By performing log file analysis, you can gain insights about how Googlebot (and other web crawlers and users) are crawling your website. The log file analysis will help you answer important technical questions such as:
How frequently is Googlebot crawling your site?
How is the crawl budget being allocated?
How often are new and updated pages being crawled?
You can identify where the crawl budget is being used inefficiently, such as unnecessarily crawling static or irrelevant pages, and make improvements accordingly.
Obtain the Log File
The log file is stored on your web browser, and you can access it via your server control panels’ file manager, command line, or using an FTP client (recommended).
The server log file is commonly found in the following locations.
Tools and Software
You can convert your .log file to a .csv and analyze it in Microsoft Excel or Google Sheets, or use an online log file analyzer such as SEMRush or Screaming Frog Log File Analyser.
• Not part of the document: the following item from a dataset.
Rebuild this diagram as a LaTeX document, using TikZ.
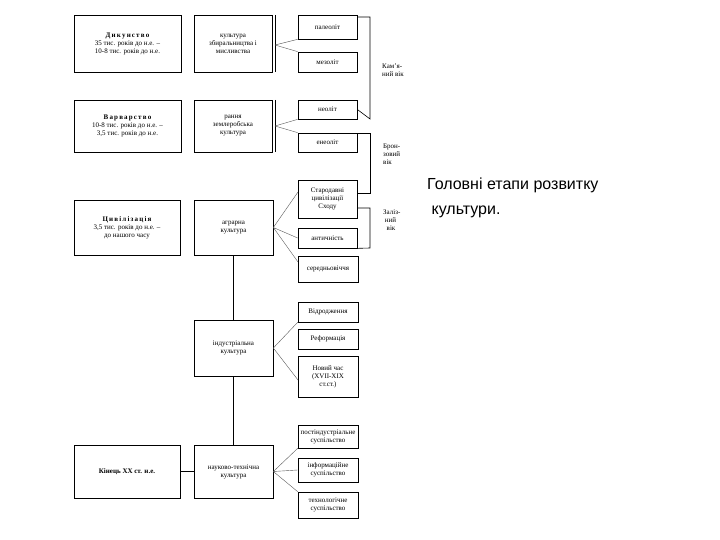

The best log file analyzer will depend on your website and what tools you might already be using for technical SEO.
Performing regular log file analysis can be extremely useful for technical SEO, but there are some limitations. Page access and actions that occur via cache memory, proxy servers, and AJAX will not be reflected in the log file. If multiple users access your website with the same IP address, it will be counted as only one user. On the other hand, if one user uses dynamic IP assignment, the log file will show multiple accesses, overestimating the traffic count.
Additional Considerations for Technical SEO
Mobile User Experience: Google has been giving higher ranking to websites that have a responsive or mobile site since April 2015. At the same time, they released the mobile-friendly testing tool to help SEOs ensure that they would not lose rankings after this algorithm update.
AMP (Accelerated Mobile Pages): AMP is an open source framework that aims to speed up the delivery of mobile pages via AMP’s html code. Since Google has a mobile-first approach to indexing and having a responsive site is a significant ranking factor, you should consider enabling AMP.